Inspiration

Over 350 000 Canadians in the workforce are living with blindness, reduced vision, or other vision disabilities. Advances in accessible hardware and software have made tasks like coding much easier for the visually impaired, however these individuals still face challenges integrating into the work team. Our vision is to create a workplace where persons with impaired vision are fully and effortlessly integrated into their teams, by making the collaborative tools they use fully accessible. This starts with the world's fastest growing communication platform, Slack. Slack messages are compatible with screen readers, however images in Slack lack alternative text so screen readers can get no information about them.

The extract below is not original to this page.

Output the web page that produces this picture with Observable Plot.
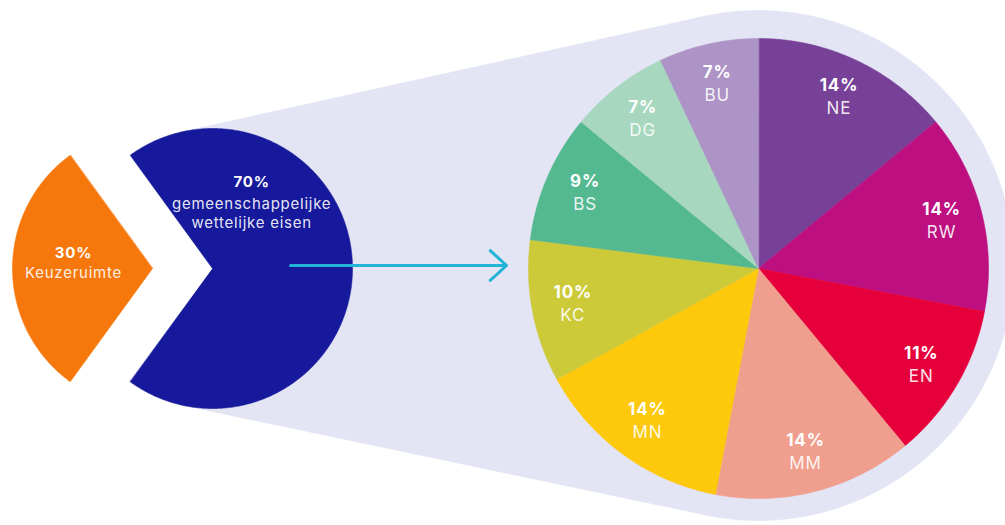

This means that visual information in a Slack workspace is completely inaccessible to team members with blindness or reduced vision.

What it does

IRIS is a bot that can be added to a Slack workspace. When an image is uploaded, IRIS generates a descriptive caption and prints it to the chat in screen reader-accessible format.

How we built it

The backend is built in Javascript and Python, and we connected to the Slack API though Glitch. Caption generation is done by Computer Vision from Microsoft Azure.

Challenges we ran into

This process was filled with challenges. We started by learning Javascript syntax from scratch, learned how to use Glitch, and connected to Microsoft Azure for the first time. Integrating all of our pieces into a cohesive code project was also a challenge.

Accomplishments that we're proud of

We're most proud of creating an app that can actually be added to Slack. Creating a clean, fully-functional product from scratch was incredibly rewarding.

What we learned

Two heads are always better than one. Learning to ask each other for help and collaborate on code helped us overcome seemingly-impossible roadblocks.

What's next for IRIS

Presence in workplaces across Slack.